Supplied material:
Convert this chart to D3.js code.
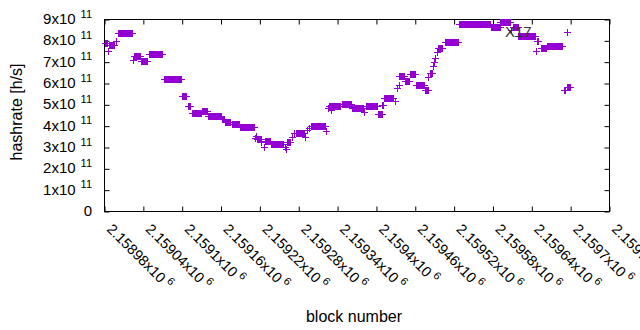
<!DOCTYPE html>
<html><head><meta charset="utf-8">
<script src="https://cdn.jsdelivr.net/npm/d3@7"></script>
<style>
body{margin:0;background:#fff}
svg{display:block}
text{font-family:"Liberation Sans",Arial,sans-serif}
</style>
</head><body>
<svg id="chart" width="640" height="330"></svg>
<script>
// Runs of consecutive blocks that share the same hashrate estimate (one "+" per block)
const runStart = [2158982,2158986,2158988,2158998,2159001,2159025,2159027,2159037,2159050,2159072,
  2159101,2159109,2159116,2159131,2159141,2159162,2159167,2159177,2159190,2159213,
  2159215,2159216,2159223,2159227,2159228,2159238,2159260,2159261,2159263,2159270,
  2159274,2159277,2159291,2159294,2159297,2159300,2159323,2159326,2159328,2159330,
  2159347,2159363,2159382,2159385,2159403,2159410,2159413,2159429,2159432,2159435,
  2159436,2159445,2159453,2159462,2159476,2159481,2159483,2159488,2159490,2159492,
  2159495,2159496,2159507,2159528,2159578,2159592,2159609,2159612,2159620,2159647,
  2159649,2159655,2159665,2159690,2159695,2159695];
const runEnd = [2158985,2158986,2158996,2158998,2159023,2159025,2159035,2159046,2159070,2159099,
  2159107,2159113,2159130,2159139,2159161,2159165,2159175,2159188,2159211,2159213,
  2159215,2159222,2159223,2159227,2159236,2159257,2159260,2159261,2159267,2159270,
  2159274,2159289,2159291,2159294,2159297,2159321,2159323,2159326,2159345,2159330,
  2159362,2159380,2159382,2159401,2159409,2159411,2159427,2159429,2159432,2159435,
  2159444,2159451,2159461,2159475,2159480,2159481,2159486,2159488,2159490,2159492,
  2159495,2159502,2159526,2159576,2159591,2159607,2159609,2159619,2159646,2159647,
  2159650,2159663,2159687,2159692,2159695,2159700];
const runRate = [7.86e11,7.50e11,7.76e11,7.95e11,8.33e11,7.08e11,7.27e11,7.03e11,7.35e11,6.17e11,
  5.38e11,4.90e11,4.58e11,4.69e11,4.44e11,4.33e11,4.16e11,4.06e11,3.92e11,3.44e11,
  3.53e11,3.37e11,3.23e11,3.01e11,3.28e11,3.13e11,3.01e11,2.89e11,3.25e11,3.48e11,
  3.67e11,3.64e11,3.48e11,3.80e11,3.90e11,3.98e11,3.77e11,4.84e11,4.90e11,4.75e11,
  5.00e11,4.83e11,4.65e11,4.92e11,4.53e11,4.97e11,5.28e11,5.16e11,5.78e11,5.90e11,
  6.34e11,6.08e11,6.41e11,5.90e11,5.67e11,6.28e11,6.45e11,6.81e11,6.97e11,7.16e11,
  7.44e11,7.65e11,7.91e11,8.75e11,8.64e11,8.88e11,8.48e11,8.64e11,8.20e11,7.50e11,
  7.97e11,7.66e11,7.72e11,5.67e11,8.38e11,5.80e11];

const xTicks = [2158980,2159040,2159100,2159160,2159220,2159280,2159340,2159400,2159460,2159520,2159580,2159640,2159700,2159760];
const xTickLabels = ["2.15898","2.15904","2.1591","2.15916","2.15922","2.15928","2.15934","2.1594","2.15946","2.15952","2.15958","2.15964","2.1597","2.15976"];
const xTickExp = "6";
const yTicks = [0,1e11,2e11,3e11,4e11,5e11,6e11,7e11,8e11,9e11];
const yTickLabels = ["0","1","2","3","4","5","6","7","8","9"];
const yTickExp = "11";

const L = 104.5, R = 609.5, T = 19.5, B = 211.5;
const COLOR = "#9400d3";
const svg = d3.select("#chart");

const x = d3.scaleLinear().domain([2158980, 2159760]).range([L, R]);
const y = d3.scaleLinear().domain([0, 9e11]).range([B, T]);

// frame
svg.append("rect").attr("x", L).attr("y", T).attr("width", R - L).attr("height", B - T)
  .attr("fill", "none").attr("stroke", "#000").attr("stroke-width", 1);

function styleAxis(g) {
  g.select(".domain").remove();
  g.attr("font-family", null).attr("font-size", null);
  g.selectAll(".tick line").attr("stroke", "#000");
}

// bottom axis with rotated labels
const gx = svg.append("g").attr("transform", `translate(0,${B})`)
  .call(d3.axisBottom(x).tickValues(xTicks).tickSizeInner(-5).tickSizeOuter(0).tickFormat((d, i) => xTickLabels[i]))
  .call(styleAxis);
gx.selectAll(".tick text").each(function (d, i) {
  const t = d3.select(this);
  t.text(null).attr("x", 0).attr("y", 0).attr("dy", null)
    .attr("text-anchor", "start").attr("fill", "#000").attr("font-size", 14.5)
    .attr("transform", "translate(1,18.5) rotate(45)");
  t.append("tspan").text(xTickLabels[i] + "x10");
  t.append("tspan").attr("font-size", 11).attr("dx", 3.5).attr("dy", -6).text(xTickExp);
});

// top mirror
svg.append("g").attr("transform", `translate(0,${T})`)
  .call(d3.axisTop(x).tickValues(xTicks).tickSizeInner(-5).tickSizeOuter(0).tickFormat(""))
  .call(styleAxis);

// left axis
const gy = svg.append("g").attr("transform", `translate(${L},0)`)
  .call(d3.axisLeft(y).tickValues(yTicks).tickSizeInner(-5).tickSizeOuter(0).tickFormat((d, i) => yTickLabels[i]))
  .call(styleAxis);
gy.selectAll(".tick text").each(function (d, i) {
  const t = d3.select(this);
  t.text(null).attr("x", -12.5).attr("y", 4).attr("dy", null)
    .attr("text-anchor", "end").attr("fill", "#000").attr("font-size", 15);
  if (d === 0) { t.text(yTickLabels[i]); return; }
  t.append("tspan").text(yTickLabels[i] + "x10");
  t.append("tspan").attr("font-size", 11).attr("dx", 5).attr("dy", -6.5).text(yTickExp);
});

// right mirror
svg.append("g").attr("transform", `translate(${R},0)`)
  .call(d3.axisRight(y).tickValues(yTicks).tickSizeInner(-5).tickSizeOuter(0).tickFormat(""))
  .call(styleAxis);

// points: one "+" per block
const points = [];
runStart.forEach((s, i) => {
  for (let b = s; b <= runEnd[i]; b++) points.push({ block: b, rate: runRate[i] });
});
const H = 3.5;
svg.append("g").selectAll("path").data(points).join("path")
  .attr("d", d => {
    const cx = Math.round(x(d.block) - 0.5) + 0.5, cy = Math.round(y(d.rate) - 0.5) + 0.5;
    return `M${cx - H},${cy}H${cx + H}M${cx},${cy - H}V${cy + H}`;
  })
  .attr("fill", "none").attr("stroke", COLOR).attr("stroke-width", 1);

// stray label
svg.append("text").attr("x", 505).attr("y", 37).attr("font-size", 15).attr("fill", "#333").text("X17");

// axis titles
svg.append("text").attr("x", 354).attr("y", 321.5).attr("text-anchor", "middle")
  .attr("font-size", 16).attr("fill", "#000").text("block number");
svg.append("text").attr("transform", "translate(22,112) rotate(-90)").attr("text-anchor", "middle")
  .attr("font-size", 16).attr("fill", "#000").text("hashrate [h/s]");
</script>
</body></html>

Exercise prompt:
Take the listing above and restate it word for word, without its pictures.

Reply to the exercise:
Convert this chart to D3.js code.
<!DOCTYPE html>
<html><head><meta charset="utf-8">
<script src="https://cdn.jsdelivr.net/npm/d3@7"></script>
<style>
body{margin:0;background:#fff}
svg{display:block}
text{font-family:"Liberation Sans",Arial,sans-serif}
</style>
</head><body>
<svg id="chart" width="640" height="330"></svg>
<script>
// Runs of consecutive blocks that share the same hashrate estimate (one "+" per block)
const runStart = [2158982,2158986,2158988,2158998,2159001,2159025,2159027,2159037,2159050,2159072,
  2159101,2159109,2159116,2159131,2159141,2159162,2159167,2159177,2159190,2159213,
  2159215,2159216,2159223,2159227,2159228,2159238,2159260,2159261,2159263,2159270,
  2159274,2159277,2159291,2159294,2159297,2159300,2159323,2159326,2159328,2159330,
  2159347,2159363,2159382,2159385,2159403,2159410,2159413,2159429,2159432,2159435,
  2159436,2159445,2159453,2159462,2159476,2159481,2159483,2159488,2159490,2159492,
  2159495,2159496,2159507,2159528,2159578,2159592,2159609,2159612,2159620,2159647,
  2159649,2159655,2159665,2159690,2159695,2159695];
const runEnd = [2158985,2158986,2158996,2158998,2159023,2159025,2159035,2159046,2159070,2159099,
  2159107,2159113,2159130,2159139,2159161,2159165,2159175,2159188,2159211,2159213,
  2159215,2159222,2159223,2159227,2159236,2159257,2159260,2159261,2159267,2159270,
  2159274,2159289,2159291,2159294,2159297,2159321,2159323,2159326,2159345,2159330,
  2159362,2159380,2159382,2159401,2159409,2159411,2159427,2159429,2159432,2159435,
  2159444,2159451,2159461,2159475,2159480,2159481,2159486,2159488,2159490,2159492,
  2159495,2159502,2159526,2159576,2159591,2159607,2159609,2159619,2159646,2159647,
  2159650,2159663,2159687,2159692,2159695,2159700];
const runRate = [7.86e11,7.50e11,7.76e11,7.95e11,8.33e11,7.08e11,7.27e11,7.03e11,7.35e11,6.17e11,
  5.38e11,4.90e11,4.58e11,4.69e11,4.44e11,4.33e11,4.16e11,4.06e11,3.92e11,3.44e11,
  3.53e11,3.37e11,3.23e11,3.01e11,3.28e11,3.13e11,3.01e11,2.89e11,3.25e11,3.48e11,
  3.67e11,3.64e11,3.48e11,3.80e11,3.90e11,3.98e11,3.77e11,4.84e11,4.90e11,4.75e11,
  5.00e11,4.83e11,4.65e11,4.92e11,4.53e11,4.97e11,5.28e11,5.16e11,5.78e11,5.90e11,
  6.34e11,6.08e11,6.41e11,5.90e11,5.67e11,6.28e11,6.45e11,6.81e11,6.97e11,7.16e11,
  7.44e11,7.65e11,7.91e11,8.75e11,8.64e11,8.88e11,8.48e11,8.64e11,8.20e11,7.50e11,
  7.97e11,7.66e11,7.72e11,5.67e11,8.38e11,5.80e11];

const xTicks = [2158980,2159040,2159100,2159160,2159220,2159280,2159340,2159400,2159460,2159520,2159580,2159640,2159700,2159760];
const xTickLabels = ["2.15898","2.15904","2.1591","2.15916","2.15922","2.15928","2.15934","2.1594","2.15946","2.15952","2.15958","2.15964","2.1597","2.15976"];
const xTickExp = "6";
const yTicks = [0,1e11,2e11,3e11,4e11,5e11,6e11,7e11,8e11,9e11];
const yTickLabels = ["0","1","2","3","4","5","6","7","8","9"];
const yTickExp = "11";

const L = 104.5, R = 609.5, T = 19.5, B = 211.5;
const COLOR = "#9400d3";
const svg = d3.select("#chart");

const x = d3.scaleLinear().domain([2158980, 2159760]).range([L, R]);
const y = d3.scaleLinear().domain([0, 9e11]).range([B, T]);

// frame
svg.append("rect").attr("x", L).attr("y", T).attr("width", R - L).attr("height", B - T)
  .attr("fill", "none").attr("stroke", "#000").attr("stroke-width", 1);

function styleAxis(g) {
  g.select(".domain").remove();
  g.attr("font-family", null).attr("font-size", null);
  g.selectAll(".tick line").attr("stroke", "#000");
}

// bottom axis with rotated labels
const gx = svg.append("g").attr("transform", `translate(0,${B})`)
  .call(d3.axisBottom(x).tickValues(xTicks).tickSizeInner(-5).tickSizeOuter(0).tickFormat((d, i) => xTickLabels[i]))
  .call(styleAxis);
gx.selectAll(".tick text").each(function (d, i) {
  const t = d3.select(this);
  t.text(null).attr("x", 0).attr("y", 0).attr("dy", null)
    .attr("text-anchor", "start").attr("fill", "#000").attr("font-size", 14.5)
    .attr("transform", "translate(1,18.5) rotate(45)");
  t.append("tspan").text(xTickLabels[i] + "x10");
  t.append("tspan").attr("font-size", 11).attr("dx", 3.5).attr("dy", -6).text(xTickExp);
});

// top mirror
svg.append("g").attr("transform", `translate(0,${T})`)
  .call(d3.axisTop(x).tickValues(xTicks).tickSizeInner(-5).tickSizeOuter(0).tickFormat(""))
  .call(styleAxis);

// left axis
const gy = svg.append("g").attr("transform", `translate(${L},0)`)
  .call(d3.axisLeft(y).tickValues(yTicks).tickSizeInner(-5).tickSizeOuter(0).tickFormat((d, i) => yTickLabels[i]))
  .call(styleAxis);
gy.selectAll(".tick text").each(function (d, i) {
  const t = d3.select(this);
  t.text(null).attr("x", -12.5).attr("y", 4).attr("dy", null)
    .attr("text-anchor", "end").attr("fill", "#000").attr("font-size", 15);
  if (d === 0) { t.text(yTickLabels[i]); return; }
  t.append("tspan").text(yTickLabels[i] + "x10");
  t.append("tspan").attr("font-size", 11).attr("dx", 5).attr("dy", -6.5).text(yTickExp);
});

// right mirror
svg.append("g").attr("transform", `translate(${R},0)`)
  .call(d3.axisRight(y).tickValues(yTicks).tickSizeInner(-5).tickSizeOuter(0).tickFormat(""))
  .call(styleAxis);

// points: one "+" per block
const points = [];
runStart.forEach((s, i) => {
  for (let b = s; b <= runEnd[i]; b++) points.push({ block: b, rate: runRate[i] });
});
const H = 3.5;
svg.append("g").selectAll("path").data(points).join("path")
  .attr("d", d => {
    const cx = Math.round(x(d.block) - 0.5) + 0.5, cy = Math.round(y(d.rate) - 0.5) + 0.5;
    return `M${cx - H},${cy}H${cx + H}M${cx},${cy - H}V${cy + H}`;
  })
  .attr("fill", "none").attr("stroke", COLOR).attr("stroke-width", 1);

// stray label
svg.append("text").attr("x", 505).attr("y", 37).attr("font-size", 15).attr("fill", "#333").text("X17");

// axis titles
svg.append("text").attr("x", 354).attr("y", 321.5).attr("text-anchor", "middle")
  .attr("font-size", 16).attr("fill", "#000").text("block number");
svg.append("text").attr("transform", "translate(22,112) rotate(-90)").attr("text-anchor", "middle")
  .attr("font-size", 16).attr("fill", "#000").text("hashrate [h/s]");
</script>
</body></html>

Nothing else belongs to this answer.